Task objective:
Print the records below word for word, but leave out the pictures.

═══ Entries shown ═══

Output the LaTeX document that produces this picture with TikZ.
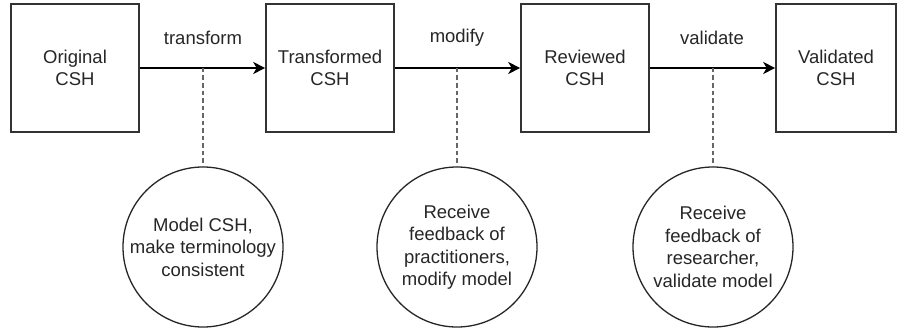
\documentclass[tikz,border=0pt]{standalone}
\usepackage{fontspec}
\setmainfont{Liberation Sans}
\usetikzlibrary{arrows.meta}
\begin{document}
\begin{tikzpicture}[x=1pt,y=-1pt,
  txt/.style={font=\fontsize{18.5}{22.5}\selectfont, text=black!85, align=center},
  stage/.style={txt, draw=black!80, line width=1.6pt, minimum width=128pt, minimum height=128pt, inner sep=0pt},
  task/.style={txt, circle, draw=black!85, line width=1.3pt, minimum size=160pt, inner sep=0pt},
  flow/.style={line width=1.6pt, draw=black, -{Stealth[length=12pt,width=12pt,inset=3.5pt]}},
  link/.style={line width=1.6pt, draw=black!60, dash pattern=on 4.5pt off 3pt},
  lbl/.style={txt}]
\useasboundingbox (0,0) rectangle (897,329);

% process stages
\node[stage] (orig)  at (75,68)  {Original\\CSH};
\node[stage] (trans) at (330,68) {Transformed\\CSH};
\node[stage] (rev)   at (585,68) {Reviewed\\CSH};
\node[stage, minimum width=120pt] (valid) at (836,68) {Validated\\CSH};

% transitions
\draw[flow] (orig.east) -- (trans.west);
\draw[flow] (trans.east) -- (rev.west);
\draw[flow] (rev.east) -- (valid.west);

\node[lbl] (l1) at (203,38) {transform};
\node[lbl] (l2) at (457,38) {modify};
\node[lbl] (l3) at (712,38) {validate};

% activities behind each transition
\node[task] (a1) at (203,247) {Model CSH,\\make terminology\\consistent};
\node[task] (a2) at (457,247) {Receive\\feedback of\\practitioners,\\modify model};
\node[task] (a3) at (713,247) {Receive\\feedback of\\researcher,\\validate model};

\coordinate (p1) at (a1.north |- orig.east);
\coordinate (p2) at (a2.north |- trans.east);
\coordinate (p3) at (a3.north |- rev.east);
\draw[link] (p1) -- (a1.north);
\draw[link] (p2) -- (a2.north);
\draw[link] (p3) -- (a3.north);
\end{tikzpicture}
\end{document}
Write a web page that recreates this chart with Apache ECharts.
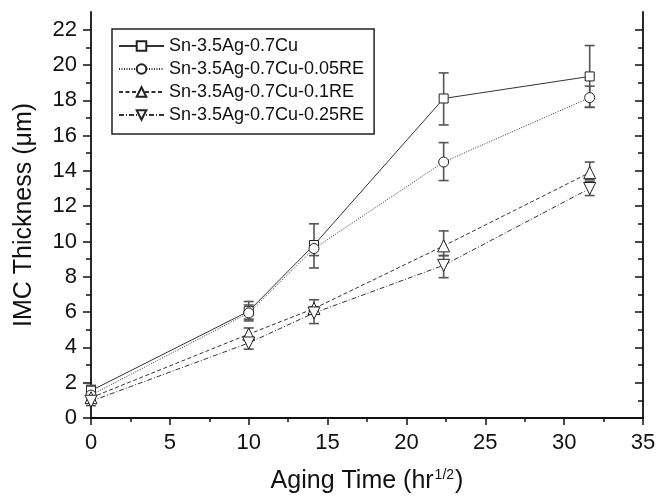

═══

Solved problem:
Output the LaTeX document that produces this picture with TikZ.
\documentclass[tikz,border=0pt]{standalone}
\usepackage{fontspec}
\setmainfont{Liberation Sans}
\usetikzlibrary{arrows.meta}
\begin{document}
\begin{tikzpicture}[x=1pt,y=-1pt,
  txt/.style={font=\fontsize{18.5}{22.5}\selectfont, text=black!85, align=center},
  stage/.style={txt, draw=black!80, line width=1.6pt, minimum width=128pt, minimum height=128pt, inner sep=0pt},
  task/.style={txt, circle, draw=black!85, line width=1.3pt, minimum size=160pt, inner sep=0pt},
  flow/.style={line width=1.6pt, draw=black, -{Stealth[length=12pt,width=12pt,inset=3.5pt]}},
  link/.style={line width=1.6pt, draw=black!60, dash pattern=on 4.5pt off 3pt},
  lbl/.style={txt}]
\useasboundingbox (0,0) rectangle (897,329);

% process stages
\node[stage] (orig)  at (75,68)  {Original\\CSH};
\node[stage] (trans) at (330,68) {Transformed\\CSH};
\node[stage] (rev)   at (585,68) {Reviewed\\CSH};
\node[stage, minimum width=120pt] (valid) at (836,68) {Validated\\CSH};

% transitions
\draw[flow] (orig.east) -- (trans.west);
\draw[flow] (trans.east) -- (rev.west);
\draw[flow] (rev.east) -- (valid.west);

\node[lbl] (l1) at (203,38) {transform};
\node[lbl] (l2) at (457,38) {modify};
\node[lbl] (l3) at (712,38) {validate};

% activities behind each transition
\node[task] (a1) at (203,247) {Model CSH,\\make terminology\\consistent};
\node[task] (a2) at (457,247) {Receive\\feedback of\\practitioners,\\modify model};
\node[task] (a3) at (713,247) {Receive\\feedback of\\researcher,\\validate model};

\coordinate (p1) at (a1.north |- orig.east);
\coordinate (p2) at (a2.north |- trans.east);
\coordinate (p3) at (a3.north |- rev.east);
\draw[link] (p1) -- (a1.north);
\draw[link] (p2) -- (a2.north);
\draw[link] (p3) -- (a3.north);
\end{tikzpicture}
\end{document}
Write a web page that recreates this chart with Apache ECharts.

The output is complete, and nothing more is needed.